* [WORK TO BE COMPLETED] Set the lines down again exactly, first line through the line that contains "Chart.register(...registerables);", with no pictures.

[begin SOURCE EXCERPT]

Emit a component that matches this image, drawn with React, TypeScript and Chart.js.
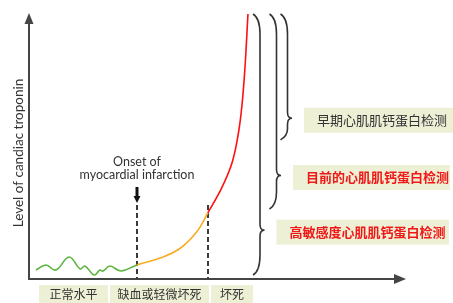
import React, { useEffect, useRef } from 'react';
import { Chart, registerables } from 'chart.js';

Chart.register(...registerables);

// ---- data (abstract units: time 0..100, troponin level 0..100) ----
const baselineX = [1.9, 4.6, 7.3, 10.9, 13.9, 15.2, 17.7, 19.3, 20.1, 22.0, 25.0, 29.3];
const baselineY = [3.4, 5.3, 3.4, 8.3, 3.8, 4.9, 1.5, 3.4, 3.0, 4.9, 3.0, 5.3];
const ischemiaX = [29.3, 35.6, 41.0, 45.6, 48.6];
const ischemiaY = [5.3, 7.9, 11.5, 17.8, 25.0];
const necrosisX = [48.6, 52.4, 55.2, 56.9, 57.9, 58.7, 59.5];
const necrosisY = [25.0, 34.5, 44.0, 55.0, 66.0, 80.0, 100];
const eventX = [29.3, 48.6]; // onset of MI, start of necrosis
const phaseLabels = ['正常水平', '缺血或轻微坏死', '坏死'];
const assayLabels = ['早期心肌肌钙蛋白检测', '目前的心肌肌钙蛋白检测', '高敏感度心肌肌钙蛋白检测'];
const assayLowerLimits = [52.5, 26.4, 1.5];
const assayUpperLimit = 100;
const yAxisTitle = 'Level of candiac troponin';
const onsetLabel = ['Onset of', 'myocardial infarction'];

const toPts = (xs: number[], ys: number[]) => xs.map((x, i) => ({ x, y: ys[i] }));

const AXIS = '#454545';
const BOX_BG = '#edf0d4';
const CJK = '"Noto Sans CJK SC", "Noto Sans", sans-serif';
const LATIN = 'Lato, "Noto Sans", sans-serif';
const GREEN = '#5bb53f';
const ORANGE = '#f7ad22';
const RED = '#ff1010';

function drawBrace(ctx: CanvasRenderingContext2D, x0: number, yTop: number, yBot: number, yTip: number) {
  const xv = x0 + 7;
  const xt = x0 + 11.5;
  const r = 20;
  const r2 = 6;
  ctx.beginPath();
  ctx.moveTo(x0, yTop);
  ctx.quadraticCurveTo(xv, yTop + 4, xv, yTop + r);
  ctx.lineTo(xv, yTip - r2);
  ctx.quadraticCurveTo(xv, yTip, xt, yTip);
  ctx.quadraticCurveTo(xv, yTip, xv, yTip + r2);
  ctx.lineTo(xv, yBot - Math.min(r, (yBot - yTip) * 0.5));
  ctx.quadraticCurveTo(xv, yBot - 4, x0, yBot);
  ctx.stroke();
}

const decorPlugin = {
  id: 'decor',
  beforeDatasetsDraw(chart: any) {
    const { ctx, chartArea, scales } = chart;
    const { left, top, right, bottom } = chartArea;
    ctx.save();
    ctx.strokeStyle = AXIS;
    ctx.fillStyle = AXIS;
    ctx.lineWidth = 2;
    ctx.beginPath();
    ctx.moveTo(left, bottom);
    ctx.lineTo(left, top + 8);
    ctx.moveTo(left - 1, bottom);
    ctx.lineTo(right, bottom);
    ctx.stroke();
    ctx.beginPath();
    ctx.moveTo(left, top - 1);
    ctx.lineTo(left - 4.5, top + 10);
    ctx.lineTo(left + 4.5, top + 10);
    ctx.closePath();
    ctx.fill();
    ctx.beginPath();
    ctx.moveTo(right + 9, bottom);
    ctx.lineTo(right - 3, bottom - 5);
    ctx.lineTo(right - 3, bottom + 5);
    ctx.closePath();
    ctx.fill();

    ctx.setLineDash([5, 3]);
    ctx.lineWidth = 2;
    ctx.strokeStyle = '#3a3a3a';
    eventX.forEach((v) => {
      const px = Math.round(scales.x.getPixelForValue(v));
      ctx.beginPath();
      ctx.moveTo(px, 205);
      ctx.lineTo(px, bottom);
      ctx.stroke();
    });
    ctx.setLineDash([]);

    const ax = Math.round(scales.x.getPixelForValue(eventX[0]));
    ctx.fillStyle = '#111';
    ctx.fillRect(ax - 1.5, 187, 3, 10);
    ctx.beginPath();
    ctx.moveTo(ax - 3.5, 196);
    ctx.lineTo(ax + 3.5, 196);
    ctx.lineTo(ax, 203);
    ctx.closePath();
    ctx.fill();

    ctx.fillStyle = '#333';
    ctx.font = `12.5px ${LATIN}`;
    ctx.textAlign = 'center';
    ctx.textBaseline = 'middle';
    ctx.fillText(onsetLabel[0], ax, 162);
    ctx.fillText(onsetLabel[1], ax, 175);

    ctx.save();
    ctx.translate(19, 153);
    ctx.rotate(-Math.PI / 2);
    ctx.font = `13.5px ${LATIN}`;
    ctx.fillText(yAxisTitle, 0, 0);
    ctx.restore();

    const phaseBoxes = [[39, 108], [110, 209], [211, 253]];
    phaseLabels.forEach((lab, i) => {
      const [x0, x1] = phaseBoxes[i];
      ctx.fillStyle = BOX_BG;
      ctx.fillRect(x0, 285, x1 - x0, 18);
      ctx.fillStyle = '#333';
      ctx.font = `12px ${CJK}`;
      ctx.textAlign = 'center';
      ctx.fillText(lab, (x0 + x1) / 2, 294.5);
    });
    ctx.restore();
  },
  afterDatasetsDraw(chart: any) {
    const { ctx, scales } = chart;
    ctx.save();
    const braceX = [280.5, 269.5, 253];
    const boxRight = [453, 450, 449];
    const yTopPx = scales.y.getPixelForValue(assayUpperLimit);
    assayLabels.forEach((lab, i) => {
      const yBot = scales.y.getPixelForValue(assayLowerLimits[i]);
      const yTip = yBot - 0.172 * (yBot - yTopPx);
      ctx.strokeStyle = '#333';
      ctx.lineWidth = 1.6;
      drawBrace(ctx, braceX[i], yTopPx, yBot, yTip);
      const bx = braceX[i] + 23.5;
      ctx.fillStyle = BOX_BG;
      ctx.fillRect(bx, yTip - 10.5, boxRight[i] - bx, 25);
      ctx.textAlign = 'left';
      ctx.textBaseline = 'middle';
      if (i === 0) {
        ctx.fillStyle = '#333';
        ctx.font = `13px ${CJK}`;
      } else {
        ctx.fillStyle = '#f01818';
        ctx.font = `bold 13px ${CJK}`;
      }
      ctx.fillText(lab, bx + 13, yTip + 2);
    });
    ctx.restore();
  },
};

export default function App() {
  const ref = useRef<HTMLCanvasElement | null>(null);
  useEffect(() => {
    if (!ref.current) return;
    const curve = [
      ...toPts(baselineX, baselineY),
      ...toPts(ischemiaX, ischemiaY).slice(1),
      ...toPts(necrosisX, necrosisY).slice(1),
    ];
    const chart = new Chart(ref.current, {
      type: 'line',
      data: {
        datasets: [
          {
            data: curve,
            borderColor: GREEN,
            borderWidth: 1.6,
            tension: 0.4,
            pointRadius: 0,
            clip: false as any,
            segment: {
              borderColor: (c: any) =>
                c.p0.parsed.x >= eventX[1] ? RED : c.p0.parsed.x >= eventX[0] ? ORANGE : GREEN,
            },
          },
        ],
      },
      options: {
        animation: false,
        responsive: true,
        maintainAspectRatio: false,
        layout: { padding: { left: 29, top: 14, right: 56, bottom: 24 } },
        scales: {
          x: { type: 'linear', min: 0, max: 100, display: false },
          y: { min: 0, max: 100, display: false },
        },
        plugins: { legend: { display: false }, tooltip: { enabled: false } },
        events: [],
      },
      plugins: [decorPlugin],
    });
    return () => chart.destroy();
  }, []);
  return (
    <div style={{ position: 'fixed', left: 0, top: 0, width: 453, height: 303, background: '#fff' }}>
      <canvas ref={ref} />
    </div>
  );
}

[end SOURCE EXCERPT]

* [TASK ANSWER]
Emit a component that matches this image, drawn with React, TypeScript and Chart.js.
import React, { useEffect, useRef } from 'react';
import { Chart, registerables } from 'chart.js';

Chart.register(...registerables);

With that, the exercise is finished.